A large portion of the infamous Moria "hotspot" on the eastern Aegean island of Lesvos was burned to the ground in the early morning hours of Wednesday, with thousands of would-be asylum seekers and irregular migrants hosted there left without shelter.

According to reports by Lesvos media outlets quoting local residents, third country nationals were spotted setting numerous fires around the camp's perimeter, with strong winds later spreading the flames into the temporary settlement and the adjoining rural areas. Moreover, other media reports from the site claimed that young men from the camp threw rocks at fire engines and firefighters who rushed to the scene.

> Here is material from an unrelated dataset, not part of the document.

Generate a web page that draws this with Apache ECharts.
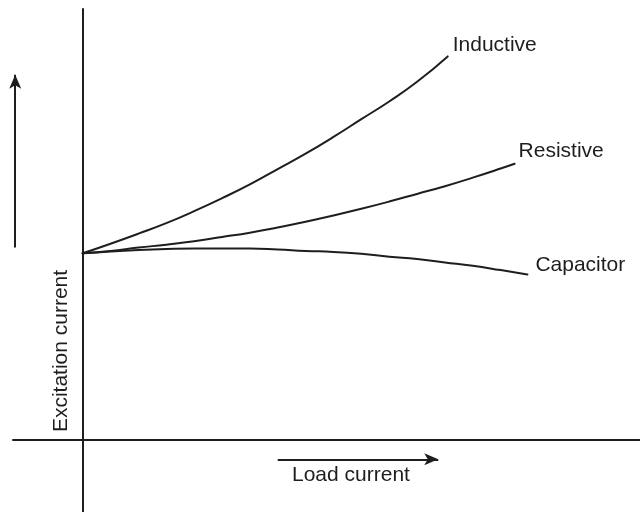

Migrants, NGOs active at the site and some EU officials have repeatedly pressured the Greek government to evacuate the would-be asylum seekers, and even the illegal migrants to the mainland, allowing them to live in either open and EU-funded shelters or where they please.

Hundreds of thousands of people hailing from Sub-Saharan Africa to Myanmar have flocked to western Turkey since 2015 in a bid to cross into Greece, with many facilitated by migrant smuggling rings operating in Turkey, and then on to preferred destinations in central and western Europe.

A newly elected leftist government under Alexis Tsipras essentially opened up Greece's sea borders in the eastern Aegean in 2015, mainly to allow refugees from the war-torn Middle East, and especially Syria, to first transit Greece on their way to other European countries, primarily Germany. Roughly one million people entered and left Greece in an irregular manner in 2015, before the flow was stopped and Turkey pressured into also preventing the mass arrivals emanating from its shores in exchange for billions of euros in aid from the Union.

The simmering migration crisis for the current center-right Mitsotakis government is now multi-faceted, with 35 people having tested positive for Covid-19 at the camp, and amid the Erdogan administration's now unabashed war-mongering and threats against Greece.

Later reports, in fact, point to an attempt by public health officials to isolate those tested positive for the coronavirus as causing unrest and the subsequent fires.

A previous attempt by Turkish authorities to open Greece's land border with Turkey at the Evros (Maritsa) River last February for illegal migrants failed, after Athens mobilized police and military forces to seal the frontier.